Life partner and fellow musician, Barney Waterbury, held and sang to her for 52 hours before her passing.
“I think she was this wild mare. She was an adventurer, never afraid of anything,” Waterbury said. “I called her ‘The Lovely Leta.”
Characteristically, Leta blew into St. Petersburg from Santa Fe, New Mexico during the middle of a Florida hurricane in 1998.
“Leta came to Florida for her; she stayed for her too,” Waterbury said.
She was 24, and spending her last $20 on drums in a Madeira Beach coffee shop, when she ran into Waterbury. For that 1990s weekend, the two danced, drummed and sailed Waterbury’s 32-foot sailboat into what he calls “the middle of nowhere,” during the “summer of love.”
In reality, it was the Gulf of Mexico during a storm, and the two ended up spending 18 days on the water.
“Ever since, we never left each other’s side,” Waterbury said. “She was a desert rat – couldn’t swim – but we fell in love.”
The sailboat, now weathered with age, is being fixed up and renamed.
“The Lovely Leta” is Waterbury’s first choice.

The Gulfport Years
The Urban Gypsies of Florida started in 1997 as an entanglement of seven music makers – mostly young people vying for a connection with music on the stage.
By 2021, the group had evolved to be Waterbury and Woloshuk, mainly singing songs the couple wrote together.
Wherever they were, often recently at The North End Taphouse or other free-spirited local pub, people listened to their folksy sound and original songs about suitcases or childhood memories.
When she wasn’t performing, Leta was healing people, either with her hands or her words.
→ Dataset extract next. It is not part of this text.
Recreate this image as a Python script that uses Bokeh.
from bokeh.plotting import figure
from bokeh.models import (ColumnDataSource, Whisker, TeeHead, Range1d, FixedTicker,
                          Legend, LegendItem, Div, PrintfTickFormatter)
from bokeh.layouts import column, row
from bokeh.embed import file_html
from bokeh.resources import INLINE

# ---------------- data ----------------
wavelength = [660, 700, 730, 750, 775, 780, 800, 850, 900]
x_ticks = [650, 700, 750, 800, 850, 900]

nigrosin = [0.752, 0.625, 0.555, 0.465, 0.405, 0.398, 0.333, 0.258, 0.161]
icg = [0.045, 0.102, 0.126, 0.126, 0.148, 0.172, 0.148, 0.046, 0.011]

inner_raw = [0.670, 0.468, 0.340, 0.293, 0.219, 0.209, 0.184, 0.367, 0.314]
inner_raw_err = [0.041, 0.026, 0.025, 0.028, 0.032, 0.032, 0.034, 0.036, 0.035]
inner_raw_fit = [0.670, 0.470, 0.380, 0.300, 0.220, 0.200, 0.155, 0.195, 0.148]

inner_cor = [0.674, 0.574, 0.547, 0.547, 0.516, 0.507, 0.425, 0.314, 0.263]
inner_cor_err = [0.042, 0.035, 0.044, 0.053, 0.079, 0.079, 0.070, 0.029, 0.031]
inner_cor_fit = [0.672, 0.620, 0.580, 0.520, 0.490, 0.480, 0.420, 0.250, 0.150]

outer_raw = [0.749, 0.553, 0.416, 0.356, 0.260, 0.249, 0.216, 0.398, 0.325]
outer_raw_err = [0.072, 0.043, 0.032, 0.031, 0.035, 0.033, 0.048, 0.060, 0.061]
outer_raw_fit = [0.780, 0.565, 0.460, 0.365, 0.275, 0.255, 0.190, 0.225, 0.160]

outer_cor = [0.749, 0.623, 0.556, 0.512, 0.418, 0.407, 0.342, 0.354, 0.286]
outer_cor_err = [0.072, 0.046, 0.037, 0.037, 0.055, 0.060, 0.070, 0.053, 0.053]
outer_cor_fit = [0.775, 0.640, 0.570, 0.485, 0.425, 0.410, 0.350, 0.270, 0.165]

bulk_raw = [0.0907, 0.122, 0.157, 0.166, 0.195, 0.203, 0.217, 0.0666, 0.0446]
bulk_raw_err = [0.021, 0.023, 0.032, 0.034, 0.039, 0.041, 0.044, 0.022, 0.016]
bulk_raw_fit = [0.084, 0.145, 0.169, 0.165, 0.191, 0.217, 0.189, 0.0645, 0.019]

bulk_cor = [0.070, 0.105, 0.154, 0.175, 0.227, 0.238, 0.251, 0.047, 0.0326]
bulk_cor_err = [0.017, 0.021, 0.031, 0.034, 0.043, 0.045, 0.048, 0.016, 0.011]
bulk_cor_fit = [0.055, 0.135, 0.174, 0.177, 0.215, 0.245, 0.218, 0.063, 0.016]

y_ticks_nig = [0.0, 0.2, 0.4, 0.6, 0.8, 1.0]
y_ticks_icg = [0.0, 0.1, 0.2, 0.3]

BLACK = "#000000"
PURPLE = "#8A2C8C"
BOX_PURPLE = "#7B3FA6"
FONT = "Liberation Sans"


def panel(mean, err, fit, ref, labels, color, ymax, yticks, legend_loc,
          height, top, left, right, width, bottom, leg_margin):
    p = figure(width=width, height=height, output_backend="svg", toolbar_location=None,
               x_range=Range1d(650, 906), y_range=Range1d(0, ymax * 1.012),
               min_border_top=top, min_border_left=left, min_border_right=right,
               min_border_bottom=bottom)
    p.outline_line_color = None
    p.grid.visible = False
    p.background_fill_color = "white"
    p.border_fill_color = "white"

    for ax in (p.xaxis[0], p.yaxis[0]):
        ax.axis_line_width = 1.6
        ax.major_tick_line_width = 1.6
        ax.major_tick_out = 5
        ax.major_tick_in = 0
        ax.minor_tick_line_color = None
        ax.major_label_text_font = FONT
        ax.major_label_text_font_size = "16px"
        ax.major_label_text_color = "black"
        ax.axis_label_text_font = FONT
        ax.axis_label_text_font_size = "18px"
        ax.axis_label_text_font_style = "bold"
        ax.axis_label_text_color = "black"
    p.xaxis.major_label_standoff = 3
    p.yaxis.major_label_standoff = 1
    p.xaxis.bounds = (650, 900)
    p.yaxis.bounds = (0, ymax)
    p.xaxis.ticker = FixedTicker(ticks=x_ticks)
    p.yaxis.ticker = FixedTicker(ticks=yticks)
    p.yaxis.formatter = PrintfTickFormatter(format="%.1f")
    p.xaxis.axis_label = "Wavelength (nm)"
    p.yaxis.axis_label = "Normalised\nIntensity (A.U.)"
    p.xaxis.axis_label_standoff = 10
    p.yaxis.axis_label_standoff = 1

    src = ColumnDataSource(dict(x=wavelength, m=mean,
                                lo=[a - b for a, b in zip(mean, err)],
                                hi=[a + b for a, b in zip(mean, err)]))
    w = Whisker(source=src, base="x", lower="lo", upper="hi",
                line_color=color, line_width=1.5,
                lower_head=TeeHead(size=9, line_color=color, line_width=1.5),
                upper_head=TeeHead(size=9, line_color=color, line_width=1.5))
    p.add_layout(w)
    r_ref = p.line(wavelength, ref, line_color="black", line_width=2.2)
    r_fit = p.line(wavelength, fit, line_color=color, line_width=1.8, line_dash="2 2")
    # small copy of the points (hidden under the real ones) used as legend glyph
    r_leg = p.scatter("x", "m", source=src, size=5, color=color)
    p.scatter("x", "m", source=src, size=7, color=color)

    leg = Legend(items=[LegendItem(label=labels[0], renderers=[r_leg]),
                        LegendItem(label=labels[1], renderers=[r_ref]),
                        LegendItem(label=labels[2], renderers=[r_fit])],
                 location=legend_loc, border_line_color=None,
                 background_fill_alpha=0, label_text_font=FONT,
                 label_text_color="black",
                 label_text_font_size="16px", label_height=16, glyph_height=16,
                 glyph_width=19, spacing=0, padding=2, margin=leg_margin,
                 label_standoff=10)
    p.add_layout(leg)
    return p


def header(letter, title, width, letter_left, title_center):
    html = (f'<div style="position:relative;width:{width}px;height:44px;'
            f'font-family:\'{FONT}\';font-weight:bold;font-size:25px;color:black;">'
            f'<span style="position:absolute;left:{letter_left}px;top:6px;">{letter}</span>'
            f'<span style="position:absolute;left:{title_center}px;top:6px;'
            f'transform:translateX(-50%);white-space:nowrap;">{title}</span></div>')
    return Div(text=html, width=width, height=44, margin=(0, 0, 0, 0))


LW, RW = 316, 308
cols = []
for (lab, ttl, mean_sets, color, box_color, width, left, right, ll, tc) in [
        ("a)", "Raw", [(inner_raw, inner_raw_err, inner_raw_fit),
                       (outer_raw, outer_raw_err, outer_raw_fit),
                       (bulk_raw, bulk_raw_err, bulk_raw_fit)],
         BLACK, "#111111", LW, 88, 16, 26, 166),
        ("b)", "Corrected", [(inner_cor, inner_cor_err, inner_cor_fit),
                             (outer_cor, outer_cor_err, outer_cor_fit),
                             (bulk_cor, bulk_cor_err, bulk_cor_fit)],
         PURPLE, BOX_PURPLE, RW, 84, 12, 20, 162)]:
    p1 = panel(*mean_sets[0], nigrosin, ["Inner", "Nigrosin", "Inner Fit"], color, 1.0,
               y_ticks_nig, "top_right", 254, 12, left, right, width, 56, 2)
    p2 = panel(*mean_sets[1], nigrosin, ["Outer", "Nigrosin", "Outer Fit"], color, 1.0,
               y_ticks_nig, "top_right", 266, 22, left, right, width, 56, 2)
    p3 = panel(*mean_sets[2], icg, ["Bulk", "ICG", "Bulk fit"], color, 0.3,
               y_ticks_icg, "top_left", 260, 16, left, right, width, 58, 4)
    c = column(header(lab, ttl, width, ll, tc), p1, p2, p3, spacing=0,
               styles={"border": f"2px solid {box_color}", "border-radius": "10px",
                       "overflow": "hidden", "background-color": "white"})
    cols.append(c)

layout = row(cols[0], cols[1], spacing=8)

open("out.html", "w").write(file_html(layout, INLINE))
“I would always say, ‘What Would Leta Do?’” Waterbury recalls. “She had like a book of sayings….I remember I was being hateful to her one day, as men can be, and she said ‘What comes out of the mouth comes out of the heart,’ and I remember how much that hit me.”
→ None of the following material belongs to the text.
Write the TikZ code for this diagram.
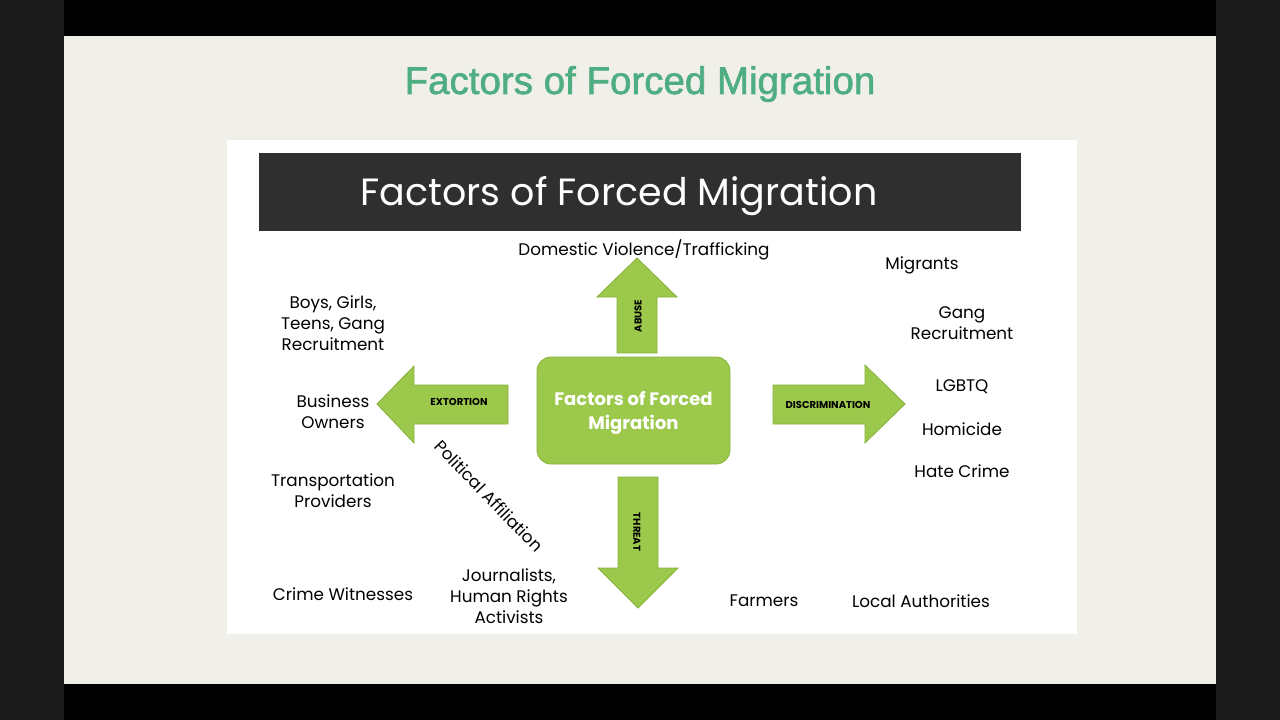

The Santa Fe native wore bohemian clothing, long skirts, and her heart on her sleeve.

Lovely Leta Lives On
In Waterbury’s words, “people have to get real jobs eventually.”
So did the Urban Gypsies.
Woloshuk too, grew up, and eventually she and her partner bought a house, built on the same property as her healing business, The Art of Massage.
“She was a healer, a fixer – all she wanted was to help people get better,” Waterbury said.
There, Woloshuk was only able to complete three massages before she was diagnosed with breast cancer.
“She was a force to be reckoned with,” said 17-year-old Isabella Kontrick, whose mother worked with Woloshuk as a masseuse. “Everyone who interacted with her wanted to be better; she made me see things about myself that I didn’t know.”

Woloshuk and the teenager, who often spent hours at Leta’s home and garden her mother’s work, formed an unlikely bond.
“When the coronavirus hit, my mom was working with her closely, and I would go with my mom to help,” Kontrick said. “I would talk to [Leta] in the garden. She was good at threading in life lessons; she taught me the power of simplicity.
“I’m gonna miss those conversations, and hearing her voice.”
Waterbury plans to have a celebration of her life and spread Leta’s ashes in the future, but not just yet.
“I’m going to wait till I need people the most; right now I’m high on her memory,” Waterbury said. “When people die, everyone shows up, but eventually I’ll be all alone.”